Make a schedule of events for your child, particularly on days with lots of transitions. Whether it’s a written schedule or one with pictures for younger children, they may feel calmer and safer knowing what is coming up. Discuss the schedule and provide complete information for each event. For example, let your child know which events will take place outside and which will be noisy or crowded. Sometimes just knowing what’s next can help children with extra needs feel less anxious.
Have a code word your child can use if he or she feels overwhelmed and needs a break. Honor the code word by removing your child from the stressful situation for a few moments, and discuss coping skills. Again, giving children some control during activities that may be overstimulating will reduce anxiety and enhance the fun.

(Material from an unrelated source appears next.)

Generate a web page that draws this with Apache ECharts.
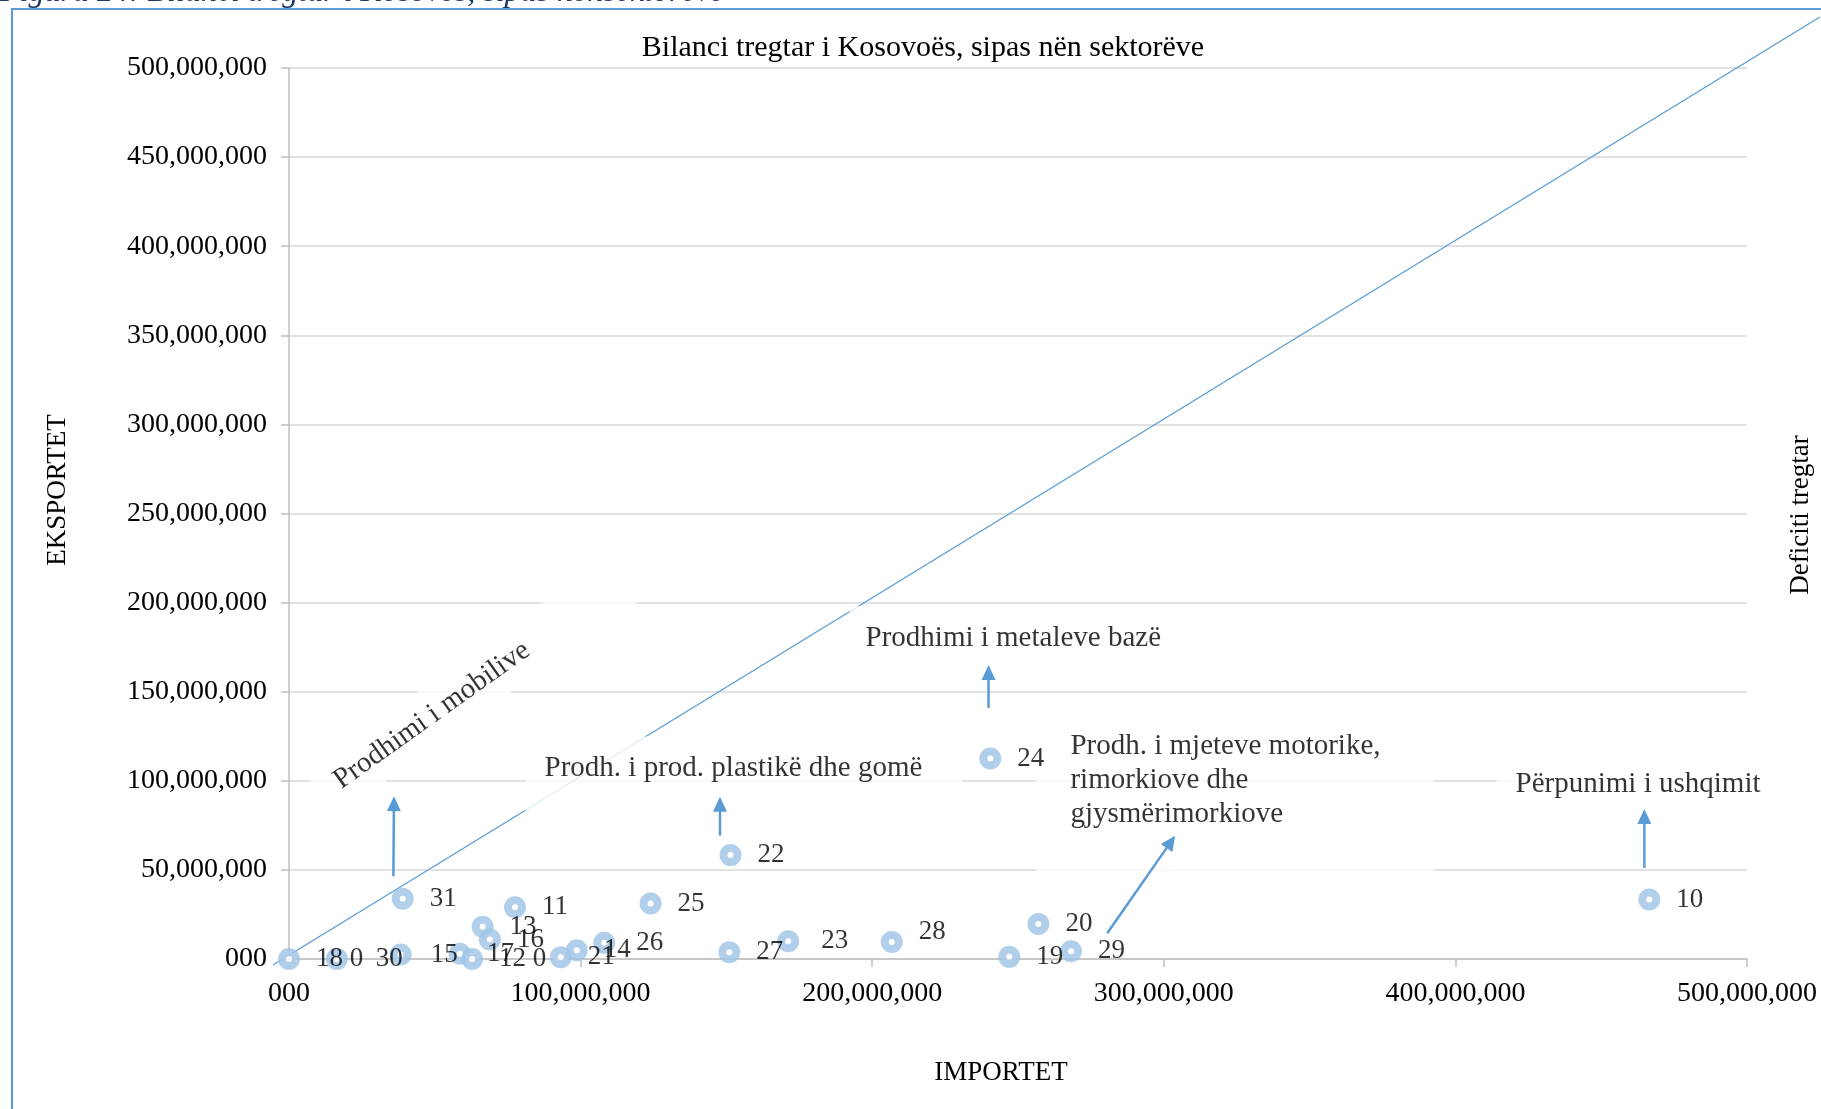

Before you leave for Halloween parties, trick or treating, or other fun events, have a quick family meeting so that your whole family knows how long you plan to stay and how you expect them to behave. This will benefit typically developing children as well, since any child can get overwhelmed with the excitement of Halloween.
Children with significant sensory sensitives should practice wearing their costumes BEFORE an event. This will allow you to get rid of itchy tags or scratchy fabric ahead of time and help to prevent sensory meltdowns. Bring along a soft Halloween-themed outfit or other favorite outfit for your child to wear if he or she can no longer tolerate the costume.
If your children have food sensitives or allergies that prevent them from eating their candy, plan ahead to offer alternatives like toys or all-natural candy. If you aren’t sure what to offer your child, ask them! Most children will be glad to make a trade for something they really want.